The CEOs of Google, Facebook, Amazon and Apple all fronted the House Judiciary Committee in the US today as part of a five-hour hearing which intended to establish whether the tech giants have been operating in an anti-competitive manner.
The subsequent rulings based on the hearings could, eventually, result in new regulations restricting, or even reducing, the market dominance of each.

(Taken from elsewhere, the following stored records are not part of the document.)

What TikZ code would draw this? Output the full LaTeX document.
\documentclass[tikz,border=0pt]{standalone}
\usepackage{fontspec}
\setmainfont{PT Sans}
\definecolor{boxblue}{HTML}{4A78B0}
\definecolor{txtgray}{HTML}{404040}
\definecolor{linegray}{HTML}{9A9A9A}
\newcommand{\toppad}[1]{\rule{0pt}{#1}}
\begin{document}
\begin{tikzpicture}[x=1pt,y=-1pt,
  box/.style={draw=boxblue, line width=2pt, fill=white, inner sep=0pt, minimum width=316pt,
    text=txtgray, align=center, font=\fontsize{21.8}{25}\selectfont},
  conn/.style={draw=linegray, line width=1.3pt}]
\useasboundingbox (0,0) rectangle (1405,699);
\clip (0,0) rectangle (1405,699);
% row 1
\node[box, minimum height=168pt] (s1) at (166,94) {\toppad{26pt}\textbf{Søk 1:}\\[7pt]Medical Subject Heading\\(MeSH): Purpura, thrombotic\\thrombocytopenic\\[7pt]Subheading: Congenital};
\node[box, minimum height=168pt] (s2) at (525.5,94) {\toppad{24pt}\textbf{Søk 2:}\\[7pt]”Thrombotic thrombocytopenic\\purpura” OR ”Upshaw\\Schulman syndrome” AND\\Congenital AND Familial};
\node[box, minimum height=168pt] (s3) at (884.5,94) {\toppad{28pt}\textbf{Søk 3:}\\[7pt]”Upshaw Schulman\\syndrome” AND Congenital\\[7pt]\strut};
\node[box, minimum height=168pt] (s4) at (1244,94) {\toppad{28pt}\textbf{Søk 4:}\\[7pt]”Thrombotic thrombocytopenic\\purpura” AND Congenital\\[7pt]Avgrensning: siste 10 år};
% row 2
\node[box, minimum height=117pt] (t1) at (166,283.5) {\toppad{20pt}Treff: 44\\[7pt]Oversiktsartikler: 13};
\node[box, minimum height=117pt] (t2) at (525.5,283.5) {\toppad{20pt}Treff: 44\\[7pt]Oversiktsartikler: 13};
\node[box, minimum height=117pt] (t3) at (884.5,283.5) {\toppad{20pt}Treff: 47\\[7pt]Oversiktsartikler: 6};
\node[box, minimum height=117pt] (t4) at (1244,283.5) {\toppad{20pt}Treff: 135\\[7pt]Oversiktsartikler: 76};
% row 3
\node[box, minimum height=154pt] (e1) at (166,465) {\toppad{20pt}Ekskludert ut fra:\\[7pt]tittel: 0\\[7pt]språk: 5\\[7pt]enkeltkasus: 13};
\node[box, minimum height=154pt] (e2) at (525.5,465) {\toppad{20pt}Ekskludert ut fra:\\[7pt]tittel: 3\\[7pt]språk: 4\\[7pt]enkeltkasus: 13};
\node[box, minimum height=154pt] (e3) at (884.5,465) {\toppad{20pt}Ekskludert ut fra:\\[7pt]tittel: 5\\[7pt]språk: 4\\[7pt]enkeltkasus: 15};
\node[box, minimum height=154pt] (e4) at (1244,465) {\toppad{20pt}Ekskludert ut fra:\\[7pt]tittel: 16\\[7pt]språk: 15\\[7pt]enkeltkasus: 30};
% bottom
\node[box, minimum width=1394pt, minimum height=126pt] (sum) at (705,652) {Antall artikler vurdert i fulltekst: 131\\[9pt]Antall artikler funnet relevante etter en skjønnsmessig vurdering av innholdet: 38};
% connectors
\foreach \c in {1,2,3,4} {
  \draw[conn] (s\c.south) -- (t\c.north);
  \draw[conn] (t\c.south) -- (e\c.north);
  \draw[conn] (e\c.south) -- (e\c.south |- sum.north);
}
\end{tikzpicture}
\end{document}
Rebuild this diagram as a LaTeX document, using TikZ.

As has become normal in such hearings, some questions related to how the tech companies operate in other respects, and several questions appeared to miss the point. But there were also some tough queries for the CEOs to answer, including:
- Google’s Sundar Pichai was asked about Google’s practices in relation to scraping reviews from other platforms, which have reduced traffic to platforms like Yelp
- Facebook CEO Mark Zuckerberg was questioned about Facebook’s acquisition of Instagram, which, documents suggest, was at least partly intended to ‘neutralize’ a competitor
- Amazon CEO Jeff Bezos was called upon to explain his company’s undercutting of competitor prices, using the case of diapers.com. Amazon reportedly sold diapers at a loss of an estimated $33 million per month in order to push diapers.com out of business
- Apple’s Tim Cook was questioned about Apple’s commission rates, and its decisions to restrict apps when Apple had released competing tools and features
All of these questions, backed with fairly clear evidence, support the core case that these larger corporations, due to their size, and now able to quash competition, while questions were also raised around how the platforms use their massive scale to promote their own products, essentially establishing a field of play, and then competing in the same, though under significantly different rules.
Most of these decisions make sense from a business standpoint, and in isolation, you can see why the tech platforms have operated in this way. But they do appear to be anti-competitive, and they do indeed raise significant questions over whether the platforms should face tougher regulation, or be broken up.
As noted by House Judiciary Antitrust, Commercial and Administrative Law Subcommittee Chair David Cicilline (D-RI) in his closing remarks:
“This hearing has made one fact clear to me: these companies as they exist today have monopoly power. Some need to be broken up, all need to be properly regulated and held accountable. We need to ensure the antitrust laws first written more than a century ago work in the digital age.”
That, really, is what’s at the core of this investigation, whether the existing laws are as applicable as they could be in the current, digital age. That also applies to copyright regulations and content ownership provisions. Many of these laws were written in a time of physical media, or publisher-controlled broadcasting. The digital landscape has changed everything in this respect, and is still changing every day – and as such, it’s important that the laws reflect the current state of the market, and elements like anti-competitive activity.
The question now is what comes next? There does seem to be enough evidence to prompt further examination, but a resultant change in regulations could still take some time, if the House is able to agree on the right approach moving forward.
As such, it’s difficult to take too much away from the session, which did raise some critical questions that the CEOs, as noted, could not adequately answer.
From a digital marketing perspective, and change to the tech platforms would obviously have significant impacts on the broader market, but as yet, we’re still in the early stages, and we don’t know what might come of the investigation.
We’ll keep you updated on any progress.